A Lust Letter To Siena.
Should I call you dearest, do you think, when our time together was so tumultuous and brief?
Like a couple of teenagers, we were — you exasperated at my poor skills of communication, and me laughing at your sometimes brazen sense of style.
We had a rough start. I thought you were tight-walled and protective — closed-minded and shuttered. Your facade carefully crafted, stone-by-stone over centuries. And me, just another sloppy tourist, hoping to get inside.
I tried to get you drunk, but you were stoic and reserved. The picture of historically preserved perfection.

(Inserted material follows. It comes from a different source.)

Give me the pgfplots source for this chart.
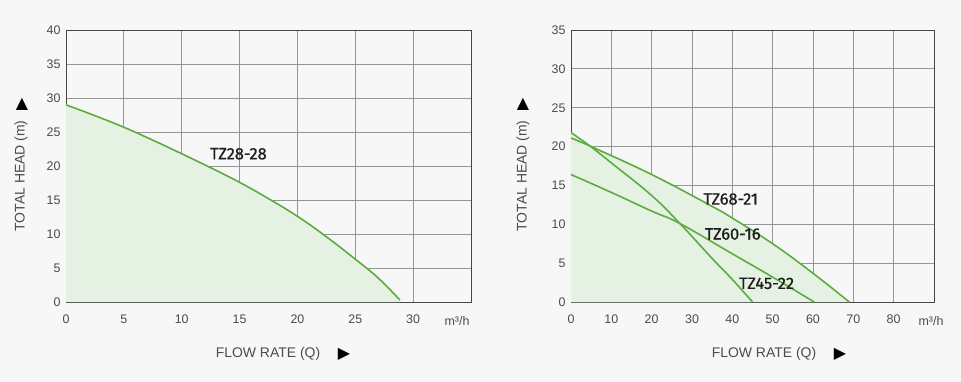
\documentclass[border=0pt]{standalone}
\usepackage{pgfplots}
\pgfplotsset{compat=1.18}
\usepackage{fontspec}
\setmainfont{Liberation Sans}
\newfontfamily\labfont{Fira Sans}[FakeBold=0.8]
\newfontfamily\symfont{DejaVu Sans}
\definecolor{bgcol}{RGB}{247,247,247}
\definecolor{gridcol}{RGB}{150,150,150}
\definecolor{framecol}{RGB}{70,70,70}
\definecolor{tickcol}{RGB}{75,75,75}
\definecolor{linecol}{RGB}{92,172,62}
\definecolor{fillcol}{RGB}{229,241,227}
\definecolor{labcol}{RGB}{30,30,30}
\tikzset{tzlab/.style={font=\labfont\fontsize{16.5}{18}\selectfont, text=labcol}}
\pgfplotsset{
  pump/.style={
    scale only axis, height=272bp, ymin=0,
    axis background/.style={fill=bgcol},
    grid=major, major grid style={draw=gridcol, line width=1pt},
    axis line style={draw=framecol, line width=1pt},
    tick style={draw=none},
    ticklabel style={font=\fontsize{12.5}{14}\selectfont, text=tickcol},
    xticklabel style={yshift=-9bp},
    yticklabel style={xshift=-2bp},
    /pgf/number format/assume math mode=true,
    clip=false,
  },
  curve/.style={draw=linecol, line width=1.6pt, smooth, tension=0.7},
  area/.style={fill=fillcol, draw=none, smooth, tension=0.7},
}
\begin{document}
\begin{tikzpicture}
\path[use as bounding box, fill=bgcol] (0,0) rectangle (961bp,382bp);
% Left chart
\begin{axis}[pump, at={(66bp,80bp)}, anchor=south west, width=405bp,
  xmin=0, xmax=35, ymax=40, xtick={0,5,...,30}, ytick={0,5,...,40}]
\addplot[area] coordinates {(0,29) (2.5,27.4) (5,25.7) (7.5,23.8) (10,21.8) (12.5,19.75) (15,17.6) (17.5,15.2) (20,12.6) (22.5,9.6) (25,6.3) (27,3.5) (28.85,0.3)} \closedcycle;
\addplot[curve] coordinates {(0,29) (2.5,27.4) (5,25.7) (7.5,23.8) (10,21.8) (12.5,19.75) (15,17.6) (17.5,15.2) (20,12.6) (22.5,9.6) (25,6.3) (27,3.5) (28.85,0.3)};
\node[tzlab] at (axis cs:14.9,21.8) {TZ28-28};
\end{axis}
% Right chart
\begin{axis}[pump, at={(571bp,80bp)}, anchor=south west, width=363bp,
  xmin=0, xmax=90, ymax=35, xtick={0,10,...,80}, ytick={0,5,...,35}]
\addplot[area] coordinates {(0,21.1) (5,20.0) (20,16.4) (35,12.3) (40,10.8) (50,7.5) (60,3.7) (69,0)} \closedcycle;
\addplot[area] coordinates {(0,21.8) (4.9,20.0) (10,17.9) (20,13.7) (27,10.1) (35,5.6) (40,2.9) (45,0)} \closedcycle;
\addplot[curve] coordinates {(0,21.1) (5,20.0) (20,16.4) (35,12.3) (40,10.8) (50,7.5) (60,3.7) (69,0)};
\addplot[curve] coordinates {(0,16.4) (10,14.1) (20,11.7) (27,10.1) (40,6.2) (50,3.2) (60.3,0)};
\addplot[curve] coordinates {(0,21.8) (4.9,20.0) (10,17.9) (20,13.7) (27,10.1) (35,5.6) (40,2.9) (45,0)};
\node[tzlab] at (axis cs:39.6,13.25) {TZ68-21};
\node[tzlab] at (axis cs:40.1,8.75) {TZ60-16};
\node[tzlab] at (axis cs:48.5,2.4) {TZ45-22};
\end{axis}
% Axis titles and units
\tikzset{ttl/.style={font=\fontsize{14}{16}\selectfont, text=tickcol, inner sep=0pt},
         sym/.style={font=\symfont\fontsize{16}{18}\selectfont, text=black, inner sep=0pt}}
\node[ttl, font=\fontsize{12.5}{14}\selectfont] at (457bp,61bp) {m³/h};
\node[ttl, font=\fontsize{12.5}{14}\selectfont] at (931bp,61bp) {m³/h};
\node[ttl, rotate=90] at (21bp,206bp) {TOTAL HEAD (m)};
\node[ttl, rotate=90] at (523bp,206bp) {TOTAL HEAD (m)};
\node[sym] at (22bp,278bp) {▲};
\node[sym] at (523bp,278bp) {▲};
\node[ttl] at (268bp,28bp) {FLOW RATE (Q)};
\node[ttl] at (764bp,28bp) {FLOW RATE (Q)};
\node[sym] at (344bp,28bp) {▶};
\node[sym] at (840bp,28bp) {▶};
\end{tikzpicture}
\end{document}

A little bedraggled, perhaps, after hundreds of years of dating and never finding the one, but you wear your scars proudly and still believe in dressing up in public.
I like that about you.
In fact, I’m in awe of your righteous grandeur, where you care to display it.
And in quiet places your beauty is almost mystical, when the light shines just right.
You gave me a new perspective —
and weren’t afraid to show your quirks.
You seem to sit on your pedestal — regal and refined.
But I know the truth —
There’s an understated beauty that makes you, you.
But for too many nights you left me dining alone. And that, I’m afraid, I couldn’t move past.
I wish I’d gotten to know you better.
I wish our tryst meant as much to you as it did to me.
Were the worth of our romance measured in time, five days does not a great love make. But were it measured in emotion — the awe of wonder at discovering the beauty that lies in your hidden nooks; the depth of sadness at walking your cold streets alone — then the memory of our intimacy, no doubt, won’t soon fade from my mind.